We build more bone tissue on our skeletons in the places upon which we place the most stress. Where there is less stress we actually lose tissue. It’s just like muscle. We’re sculpting our very bones with our day to day actions. We’re sculpting not only our bones and muscles but our other organs as well. We’re sculpting our minds, our bank accounts, our families, our homes, our jobs, our world and our lives, among countless other things, not as much with the big unusual actions we occasionally take (although those can be important) but with the things we do consciously or unconsciously day after day after day. Think on that, because it’s with us in every moment like a heartbeat but how much attention to we ever give it considering how important it is?

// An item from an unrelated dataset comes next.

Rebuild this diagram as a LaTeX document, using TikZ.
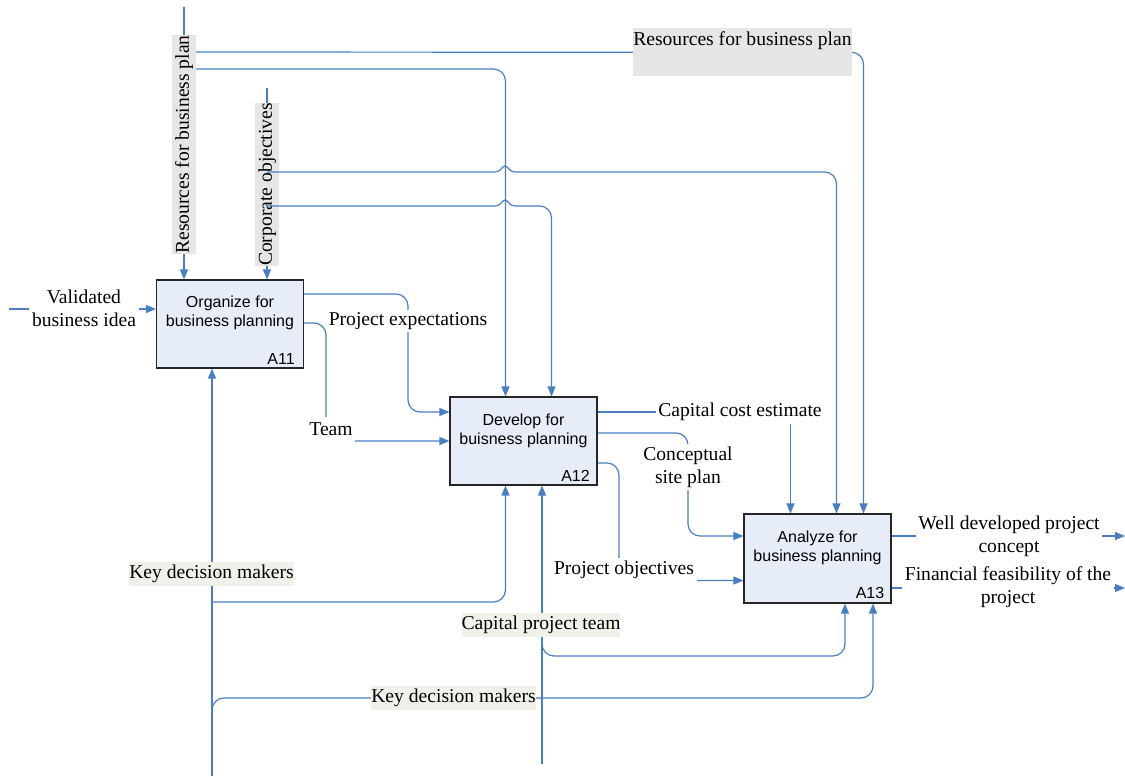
\documentclass[tikz,border=0pt]{standalone}
\usepackage{fontspec}
\setmainfont{Liberation Serif}
\newfontfamily\boxfont{Liberation Sans}
\usetikzlibrary{arrows.meta,calc}
\definecolor{flow}{RGB}{74,126,193}
\definecolor{boxfill}{RGB}{230,237,248}
\definecolor{tagfill}{RGB}{230,230,230}
\definecolor{mechfill}{RGB}{240,241,232}
\pgfdeclarelayer{back}
\pgfsetlayers{back,main}
\begin{document}
\begin{tikzpicture}[x=0.75pt,y=-0.75pt,
  conn/.style={draw=flow, line width=0.9pt},
  arr/.style={conn, -{Triangle[length=7.5pt,width=6pt]}},
  actbox/.style={draw=black!85, line width=0.8pt, fill=boxfill,
    minimum width=110.25pt, minimum height=66pt, inner sep=0pt},
  acttext/.style={font=\boxfont\fontsize{12}{14.5}\selectfont, align=center, inner sep=0pt},
  actid/.style={font=\boxfont\fontsize{12}{14.5}\selectfont, inner sep=0pt, anchor=base east},
  lbl/.style={font=\fontsize{14.7}{17}\selectfont, align=center, fill=white, inner sep=2pt},
  tag/.style={font=\fontsize{14.7}{17}\selectfont, inner xsep=0pt, inner ysep=1.65pt,
    text height=11pt, text depth=3.7pt},
]
\useasboundingbox (0,0) rectangle (1125,776);

% activity boxes
\node[actbox] (a11) at (230,324) {};
\node[actbox] (a12) at (523.5,441) {};
\node[actbox, minimum height=66.75pt] (a13) at (817.5,558.5) {};

\node[acttext] (a11t) at ($(a11.center)+(0,-11)$) {Organize for\\business planning};
\node[actid] (a11id) at ($(a11.south east)+(-9,-4)$) {A11};
\node[acttext] (a12t) at ($(a12.center)+(0,-10)$) {Develop for\\buisness planning};
\node[actid] (a12id) at ($(a12.south east)+(-7.5,-4)$) {A12};
\node[acttext] (a13t) at ($(a13.center)+(0,-10.5)$) {Analyze for\\business planning};
\node[actid] (a13id) at ($(a13.south east)+(-7,-5)$) {A13};

% arrow labels
\node[lbl] (lvalid) at (84,308) {Validated\\business idea};
\node[lbl] (lexp) at (408,321) {Project expectations};
\node[lbl, text height=11pt, text depth=3.7pt, inner ysep=3pt] (lteam) at (331,431) {Team};
\node[lbl] (lcost) at (740,412) {Capital cost estimate};
\node[lbl] (lsite) at (688,467) {Conceptual\\site plan};
\node[lbl] (lobj) at (624,570) {Project objectives};
\node[lbl] (lwell) at (1009,536) {Well developed project\\concept};
\node[lbl] (lfin) at (1008,587) {Financial feasibility of the\\project};

\node[tag, fill=tagfill, rotate=90] (tres) at (184,144.5) {Resources for business plan};
\node[tag, fill=tagfill, rotate=90] (tcorp) at (267,184.5) {Corporate objectives};
\node[tag, fill=tagfill, anchor=north west, text depth=21.7pt] (tres2) at (633,28) {Resources for business plan};
\node[tag, fill=mechfill] (tkdm1) at (211.5,573.5) {Key decision makers};
\node[tag, fill=mechfill] (tkdm2) at (453.5,698) {Key decision makers};
\node[tag, fill=mechfill] (tcpt) at (541,625) {Capital project team};

\begin{pgfonlayer}{back}
  % inputs
  \coordinate (vin) at (9,309);
  \draw[arr] (vin) -- (vin -| a11.west);

  % controls from the top
  \coordinate (rin) at (184,7);
  \draw[arr] (rin) -- (rin |- a11.north);
  \coordinate (cin) at (267,88);
  \draw[arr] (cin) -- (cin |- a11.north);
  \coordinate (rsA) at (196,52);
  \coordinate (rsB) at (196,69);
  \draw[conn] (rsA) -- (tres2.west);
  \draw[arr, rounded corners=9pt] (tres2.east) -| ($(a13.north)+(46,0)$);
  \draw[arr, rounded corners=9pt] (rsB) -| ($(a12.north)+(-18,0)$);

  % flows between activities
  \draw[arr, rounded corners=9pt] ($(a11.east)+(0,-30)$) -| (408,360) |- ($(a12.west)+(0,-29)$);
  \draw[arr, rounded corners=9pt] ($(a11.east)+(0,-1)$) -| (326,400) |- (a12.west);
  \draw[arr] ($(a12.east)+(0,-29)$) -| ($(a13.north)+(-27,0)$);
  \draw[arr, rounded corners=9pt] ($(a12.east)+(0,-8)$) -| (688,490) |- ($(a13.west)+(0,-22.5)$);
  \draw[arr, rounded corners=9pt] ($(a12.east)+(0,22)$) -| (619,520) |- ($(a13.west)+(0,22)$);

  % outputs
  \coordinate (wout) at (1125,536);
  \coordinate (fout) at (1125,588);
  \draw[arr] (a13.east |- wout) -- (wout);
  \draw[arr] (a13.east |- fout) -- (fout);

  % mechanisms from below
  \coordinate (kin) at (212,776);
  \draw[arr] (kin) -- (kin |- a11.south);
  \coordinate (kA) at (212,602);
  \draw[arr, rounded corners=9pt] (kA) -| ($(a12.south)+(-18,0)$);
  \coordinate (kB) at (212,722);
  \coordinate (kturn) at (873,698);
  \draw[arr, rounded corners=9pt] (kB) |- (kturn) -- (kturn |- a13.south);
  \coordinate (cpin) at (542,764);
  \draw[arr] (cpin) -- (cpin |- a12.south);
  \coordinate (cpA) at (542,636);
  \coordinate (cpturn) at (845,656);
  \draw[arr, rounded corners=9pt] (cpA) |- (cpturn) -- (cpturn |- a13.south);
\end{pgfonlayer}

% corporate objectives branches, hopping over the resources line
\coordinate (csA) at (267,172);
\coordinate (csB) at (267,206);
\draw[arr] (csA) -- (495,172) .. controls (501,172) and (502,166) .. (505,166)
  .. controls (508,166) and (509,172) .. (515,172) [rounded corners=9pt] -| ($(a13.north)+(19,0)$);
\draw[arr] (csB) -- (495,206) .. controls (501,206) and (502,200) .. (505,200)
  .. controls (508,200) and (509,206) .. (515,206) [rounded corners=9pt] -| ($(a12.north)+(28,0)$);
\end{tikzpicture}
\end{document}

Thursday, February 09, 2006

Shoot for Magnificence

I’m looking at a couple of different things I’ve got going on at home, my self-review at work and helping my daughter with her science project (something for which neither of us has any enthusiasm), and although these things as well as many others in my life are thrown together in a slapdash way, they always come out okay. They’re not great, but they’re decent and they’re acceptable to other people.
This begs the question: What would I be capable of if I were really trying? I think great things. I also think the same applies to a lot of other people. So often we’re required to do things we don’t want to do and just make an effort to get past the problem. So I want to do something great and I want to do it deliberately.
There’s a school of thought which says that you’re not going to get greatness if you force it. I can understand this, but I also know that the truly magnificent things in this world weren’t created accidentally. Someone was shooting for magnificence. I want to create something incredible before I shuffle off, like an epic novel. I don’t necessarily want to tie myself up with an outline or anything, because I’ve always had trouble working from an outline, but maybe a real skeleton of a first draft to which I could add a lot in subsequent drafts. I’m going to get started.
By the way, if any of you out there have a lot of unfinished drafts hanging around, go finish them. Maybe they won’t turn out to be great art but you’ll get some experience in finishing things, not to mention writing. This all goes toward mastery of your craft. Stop reading now and get to work.